The sand was nice and firm, and a pleasure to walk on. About a hundred yards further on, we came across another set of steps – only these ones were twisted and broken with great gaps where there had been landslides. Now we knew why the cliff path was closed, but why hadn’t they informed us at the first notice that there was a way down to the beach? That’s the trouble with planners sitting in their offices writing out notices. They have no idea what it is really like in the field, especially for people like us who are unfamiliar with the area. Further on we came across another sign of erosion. A wartime ‘pill-box’ was reposing in the middle of the beach. It would have been no good down there sixty years ago – it must have slipped down as the cliff eroded away, and somehow managed not to break up.We continued along the beach for about a mile and a half, until we had passed a church we could see on the clifftop. We were both very tired – especially me! By that time we had passed a lot of houses, and knew we were into Lowestoft and near the car. (We had walked not fifty miles, but sixty, from that notice we had seen in the Felixstowe car park telling us about the ‘Suffolk Coast & Heaths Path’ at which people were baulking at the thought of a fifty mile yomp. And we had done most of it in the past week!) Colin was way ahead of me and we were both quite far out on the wide beach. He walked across and up some steps – then I saw him gesticulating, trying to direct me towards a previous set of steps because we had gone too far. So I made my way across the beach and up the steps I had been guided to. I didn’t know where I was – nothing was familiar, I couldn’t see the car and Colin had disappeared too! I walked this way up a road, then that way – then I just sat down out of sheer weariness in a little car park overlooking the beach and waited because I didn’t know what else to do. It turned out that Colin couldn’t find the car either! Eventually he located it, and he knew where I was but I had neither seen nor heard him calling to me. So he drove it to me – I couldn’t walk another step!

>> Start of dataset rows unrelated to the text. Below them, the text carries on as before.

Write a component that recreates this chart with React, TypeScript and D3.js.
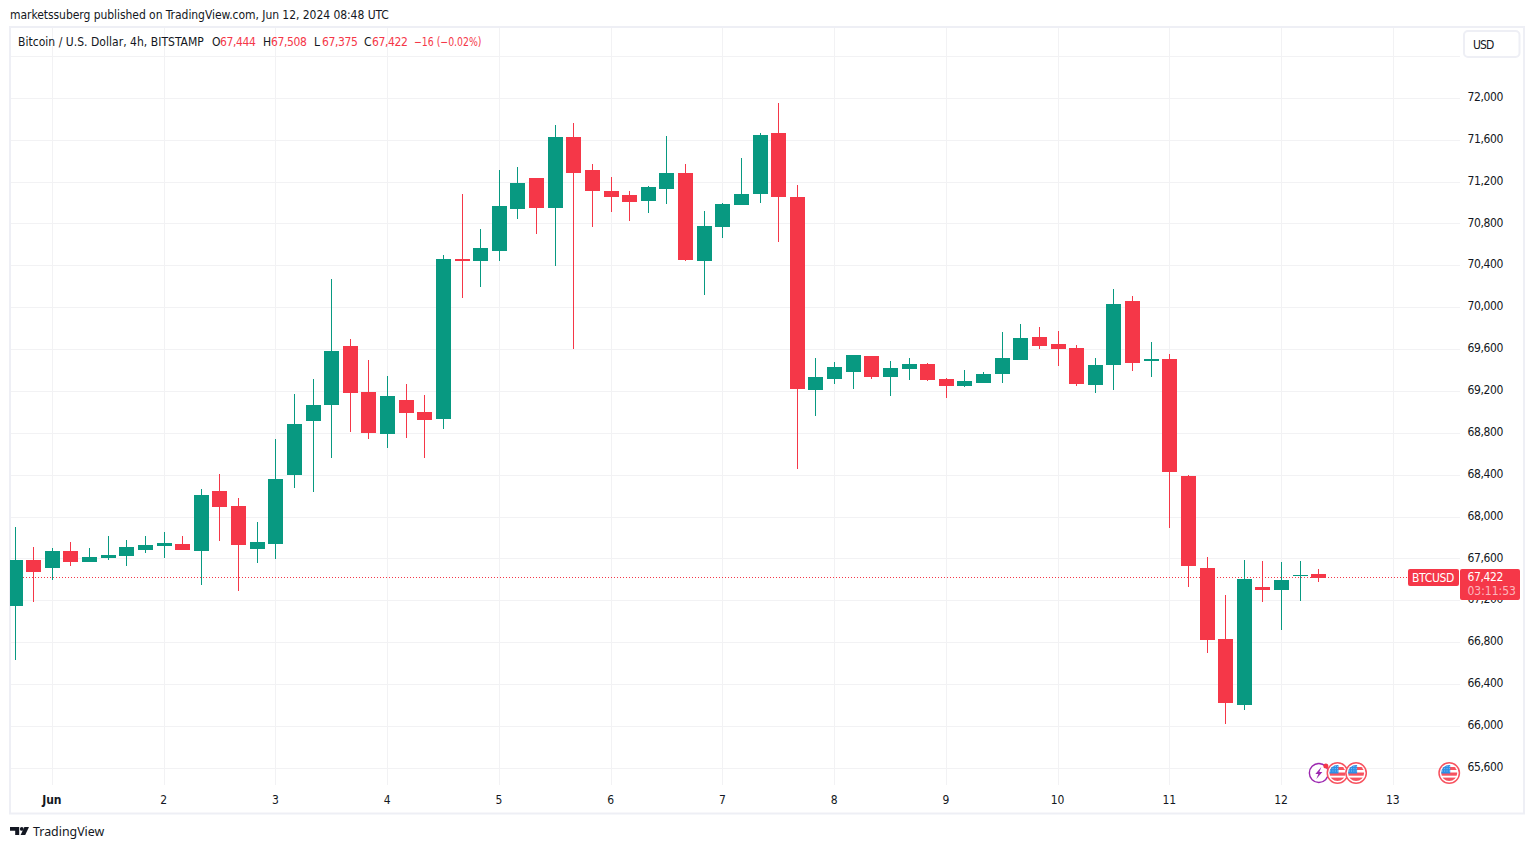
import React from "react";
import * as d3 from "d3";

const opens = [67151,67590,67513,67676,67571,67609,67628,67685,67724,67743,67676,68249,68106,67695,67743,68402,68917,69070,69634,69194,68793,69118,69003,68937,70465,70446,70542,70943,71239,70953,71631,71316,71115,71077,71019,71134,71287,70446,70771,70981,71086,71668,71058,69214,69319,69385,69538,69338,69414,69462,69319,69252,69280,69366,69500,69720,69653,69615,69261,69452,70063,69491,69510,68392,67513,66836,66204,67332,67303,67437,67453];
const highs = [67905,67714,67705,67762,67705,67819,67781,67819,67857,67819,68268,68411,68182,67953,68746,69175,69319,70274,69701,69500,69347,69271,69166,70503,71086,70752,71316,71344,71239,71745,71764,71373,71249,71115,71163,71640,71373,70924,71000,71430,71668,71955,71172,69519,69481,69548,69538,69490,69519,69472,69328,69405,69385,69767,69844,69815,69777,69643,69519,70178,70111,69672,69557,68402,67619,67256,67590,67580,67571,67580,67508];
const lows = [66635,67189,67399,67533,67571,67590,67533,67657,67609,67685,67351,67771,67294,67561,67599,68278,68239,68564,68812,68745,68660,68755,68564,68841,70092,70197,70446,70847,70704,70399,69605,70771,70914,70828,70905,70991,70446,70121,70666,70981,71000,70628,68459,68965,69271,69223,69319,69156,69309,69300,69137,69242,69280,69280,69500,69605,69443,69252,69185,69214,69395,69338,67898,67332,66702,66023,66156,67189,66921,67198,67375];
const closes = [67590,67475,67676,67571,67619,67638,67714,67733,67752,67685,68211,68096,67733,67762,68364,68889,69070,69586,69185,68803,69156,68994,68927,70465,70446,70571,70972,71191,70953,71631,71287,71115,71058,71010,71153,71287,70456,70781,70991,71086,71649,71058,69223,69338,69433,69548,69338,69424,69462,69309,69252,69300,69366,69519,69710,69634,69605,69271,69452,70035,69472,69510,68430,67533,66826,66223,67408,67303,67399,67447,67422];
const priceTicks = [65600,66000,66400,66800,67200,67600,68000,68400,68800,69200,69600,70000,70400,70800,71200,71600,72000];
const hiddenPriceTick = 72400;
const dayLabels = ["Jun","2","3","4","5","6","7","8","9","10","11","12","13"];
const dayBarIndex = [2,8,14,20,26,32,38,44,50,56,62,68,74];
const lastClose = 67422;
const legendName = "Bitcoin / U.S. Dollar, 4h, BITSTAMP";
const legendOHLC = [["O","67,444",212],["H","67,508",263],["L","67,375",314],["C","67,422",364]] as const;
const earningsBar = 70;
const usEventBars = [71, 72, 77];

const FONT = "'DejaVu Sans Condensed', 'DejaVu Sans', sans-serif";
const GREEN = "#089981";
const RED = "#F53748";
const GRID = "#F2F2F4";
const FRAME = "#EEEFF5";
const TEXT = "#131722";
const NUM_SPACING = -0.38;

const y = d3.scaleLinear().domain([65600, 72000]).range([768.3, 98.3]);
const x = d3.scaleLinear().domain([0, 68]).range([15.1, 1281.6]);
const fmt = d3.format(",");

function Flag({ cx, cy }: { cx: number; cy: number }) {
  const id = `clip-${Math.round(cx)}`;
  const dots: [number, number][] = [];
  for (let a = 0; a < 4; a++) for (let b = 0; b < 3; b++) dots.push([cx - 7.2 + a * 2.3, cy - 7 + b * 2.3]);
  return (
    <g>
      <clipPath id={id}><circle cx={cx} cy={cy} r={8} /></clipPath>
      <circle cx={cx} cy={cy} r={10.2} fill="#fff" stroke="#F7525F" strokeWidth={1.5} />
      <g clipPath={`url(#${id})`}>
        <rect x={cx - 9} y={cy - 9} width={18} height={18} fill="#fff" />
        <rect x={cx - 9} y={cy - 6} width={18} height={3} fill="#F7525F" />
        <rect x={cx - 9} y={cy - 0.5} width={18} height={3.2} fill="#F7525F" />
        <rect x={cx - 9} y={cy + 4.6} width={18} height={3.4} fill="#F7525F" />
        <rect x={cx - 9} y={cy - 9} width={10} height={9.5} fill="#2E8FE6" />
        {dots.map(([dx, dy], n) => <rect key={n} x={dx} y={dy} width={0.8} height={0.8} fill="#BBDCF8" />)}
      </g>
    </g>
  );
}

export default function App() {
  const eventY = 773;
  return (
    <svg width={1534} height={849} style={{ position: "fixed", left: 0, top: 0, background: "#fff" }} fontFamily={FONT} fontSize={12}>
      <defs>
        <clipPath id="pane"><rect x={10} y={28} width={1451} height={757} /></clipPath>
      </defs>
      <text x={10} y={19} fill={TEXT} letterSpacing={-0.05}>marketssuberg published on TradingView.com, Jun 12, 2024 08:48 UTC</text>

      <rect x={10} y={27} width={1514} height={786.5} fill="#fff" stroke={FRAME} strokeWidth={2} />

      <g stroke={GRID} strokeWidth={1}>
        {[...priceTicks, hiddenPriceTick].map((p) => (
          <line key={p} x1={11} x2={1460} y1={Math.floor(y(p)) + 0.5} y2={Math.floor(y(p)) + 0.5} />
        ))}
        {dayBarIndex.map((i) => (
          <line key={i} x1={Math.floor(x(i)) + 0.5} x2={Math.floor(x(i)) + 0.5} y1={28} y2={785} />
        ))}
      </g>

      <line x1={11} x2={1407} y1={577.5} y2={577.5} stroke={RED} strokeDasharray="1 2" />

      <g clipPath="url(#pane)" shapeRendering="crispEdges">
        {opens.map((o, i) => {
          const c = closes[i];
          const col = c >= o ? GREEN : RED;
          const px = Math.floor(x(i));
          const top = Math.round(y(Math.max(o, c)));
          const bot = Math.round(y(Math.min(o, c)));
          return (
            <g key={i} fill={col}>
              <rect x={px} y={Math.round(y(highs[i]))} width={1} height={Math.max(1, Math.round(y(lows[i])) - Math.round(y(highs[i])))} />
              <rect x={px - 7} y={top} width={15} height={Math.max(1, bot - top)} />
            </g>
          );
        })}
      </g>

      <g fill={TEXT}>
        {priceTicks.map((p) => (
          <text key={p} x={1467.5} y={y(p) + 2.6} letterSpacing={NUM_SPACING}>{fmt(p)}</text>
        ))}
        {dayLabels.map((d, k) => (
          <text key={d} x={x(dayBarIndex[k]) - 0.5} y={803.5} textAnchor="middle" fontWeight={d === "Jun" ? 700 : 400}>{d}</text>
        ))}
      </g>

      <text x={18} y={45.5} fill={TEXT} letterSpacing={0.03}>{legendName}</text>
      {legendOHLC.map(([k, v, lx]) => (
        <g key={k}>
          <text x={lx} y={45.5} fill={TEXT}>{k}</text>
          <text x={lx + 8} y={45.5} fill={RED} letterSpacing={NUM_SPACING}>{v}</text>
        </g>
      ))}
      <text x={414} y={45.5} fill={RED} textLength={67.5} lengthAdjust="spacingAndGlyphs">−16 (−0.02%)</text>

      <rect x={1464} y={31} width={55.5} height={26} rx={4} fill="#fff" stroke={FRAME} strokeWidth={2} />
      <text x={1473} y={48.5} fill={TEXT} letterSpacing={-0.9}>USD</text>

      <rect x={1408} y={569} width={51} height={17} rx={2} fill={RED} />
      <text x={1412} y={581.5} fill="#fff" letterSpacing={-0.3}>BTCUSD</text>
      <rect x={1460} y={569} width={60} height={31} rx={2} fill={RED} />
      <text x={1467.5} y={581} fill="#fff" letterSpacing={NUM_SPACING}>{fmt(lastClose)}</text>
      <text x={1467.5} y={595} fill="#fff" fillOpacity={0.65}>03:11:53</text>

      <g>
        <circle cx={x(earningsBar)} cy={eventY} r={9.5} fill="#fff" stroke="#9C27B0" strokeWidth={1.4} />
        <path d={`M${x(earningsBar) + 2.5} ${eventY - 6} L${x(earningsBar) - 3.5} ${eventY + 1} H${x(earningsBar) - 0.5} L${x(earningsBar) - 2.5} ${eventY + 6} L${x(earningsBar) + 3.5} ${eventY - 1} H${x(earningsBar) + 0.5} Z`} fill="#9C27B0" />
        <circle cx={x(earningsBar) + 7} cy={eventY - 7} r={2.5} fill={RED} />
        {usEventBars.map((b) => <Flag key={b} cx={x(b)} cy={eventY} />)}
      </g>

      <g fill="#131722">
        <path d="M10 827h9.2v8h-4v-4.2H10z" />
        <circle cx={21.8} cy={828.9} r={1.9} />
        <path d="M24.4 827h4.6l-3.8 8h-4.6z" />
      </g>
      <text x={33} y={836} fill="#131722" fontSize={12.4} fontFamily="'Noto Sans', sans-serif" fontWeight={400}>TradingView</text>
    </svg>
  );
}
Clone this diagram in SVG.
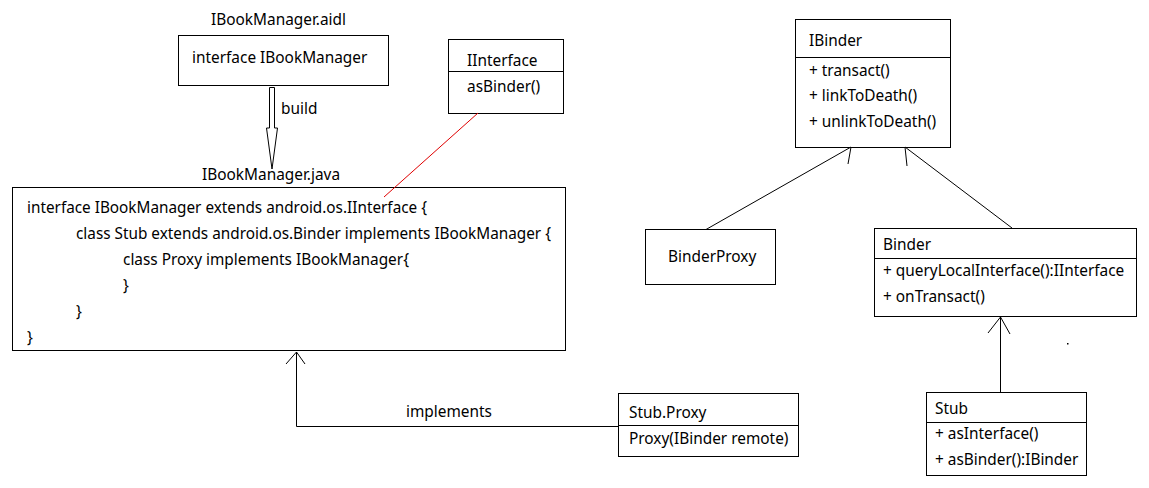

That ended Walk no.84, we shall pick up Walk no.85 next time at the little seafront car park in Kirkley, South Lowestoft. While we were drinking our tea, we noticed some lads nearby eating fish ‘n’ chips – so I asked one of them where the chip shop was. Colin walked down and fetched some, and very delicious they were too. By that time the sun was just setting, so we didn’t have to drive home with it blinding us. We collected the bikes from Covehithe, then Colin drove us all the way to Bognor in the dark. It took over four hours, and was nearly midnight before we got in. We were both extremely tired, and realised it was dangerous to drive like that even though we took breaks. So, in future, we will not drive home on the day of the last walk, but the day after. It’s safer that way!